- [TO DO] Using the data below, gather each line that includes the word "seaborn".

- [DATA EXTRACT]
________________
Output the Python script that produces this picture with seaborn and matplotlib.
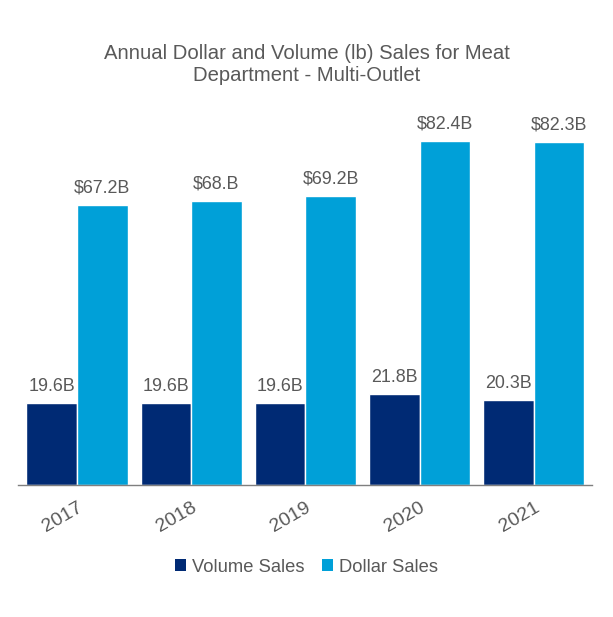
import matplotlib
matplotlib.use("Agg")
import matplotlib.pyplot as plt
import seaborn as sns
import pandas as pd
from matplotlib.patches import Patch

years = ["2017", "2018", "2019", "2020", "2021"]
volume_sales = [19.6, 19.6, 19.6, 21.8, 20.3]
dollar_sales = [67.2, 68.0, 69.2, 82.4, 82.3]
volume_labels = ["19.6B", "19.6B", "19.6B", "21.8B", "20.3B"]
dollar_labels = ["$67.2B", "$68.B", "$69.2B", "$82.4B", "$82.3B"]
series = ["Volume Sales", "Dollar Sales"]
colors = ["#002A74", "#00A0D8"]

df = pd.DataFrame({
    "Year": years * 2,
    "Value": volume_sales + dollar_sales,
    "Series": [series[0]] * len(years) + [series[1]] * len(years),
})

sns.set_theme(style="white")
plt.rcParams["font.family"] = ["Liberation Sans", "DejaVu Sans"]
text_col = "#595959"

fig = plt.figure(figsize=(6.13, 6.17), dpi=100)
ax = fig.add_axes([0.0294, 0.214, 0.9363, 0.624])

sns.barplot(data=df, x="Year", y="Value", hue="Series", palette=colors,
            width=0.886, saturation=1, ax=ax, legend=False, errorbar=None)

for cont, labs in zip(ax.containers, [volume_labels, dollar_labels]):
    ax.bar_label(cont, labels=labs, padding=6, fontsize=12.9, color=text_col)

ax.set_xlim(-0.516, 4.51)
ax.set_ylim(0, 92.3)
ax.set_yticks([])
ax.set_xlabel("")
ax.set_ylabel("")
for s in ["top", "right", "left"]:
    ax.spines[s].set_visible(False)
ax.spines["bottom"].set_color("#7f7f7f")
ax.spines["bottom"].set_linewidth(1.0)
ax.tick_params(axis="x", length=0, pad=10, labelsize=14, labelcolor=text_col)
for lab in ax.get_xticklabels():
    lab.set_rotation(30)
    lab.set_ha("right")
    lab.set_rotation_mode("anchor")

fig.text(0.5, 0.895, "Annual Dollar and Volume (lb) Sales for Meat\nDepartment - Multi-Outlet",
         ha="center", va="center", fontsize=14.6, color=text_col, linespacing=1.2)

handles = [Patch(facecolor=c, edgecolor="none") for c in colors]
fig.legend(handles, series, loc="center", bbox_to_anchor=(0.5, 0.081), ncol=2,
           frameon=False, fontsize=13.2, labelcolor=text_col,
           handlelength=0.6, handleheight=0.6, handletextpad=0.3, columnspacing=1.0)

fig.savefig("out.png", dpi=100, facecolor="white")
________________
- [RESULT]
Output the Python script that produces this picture with seaborn and matplotlib.
import seaborn as sns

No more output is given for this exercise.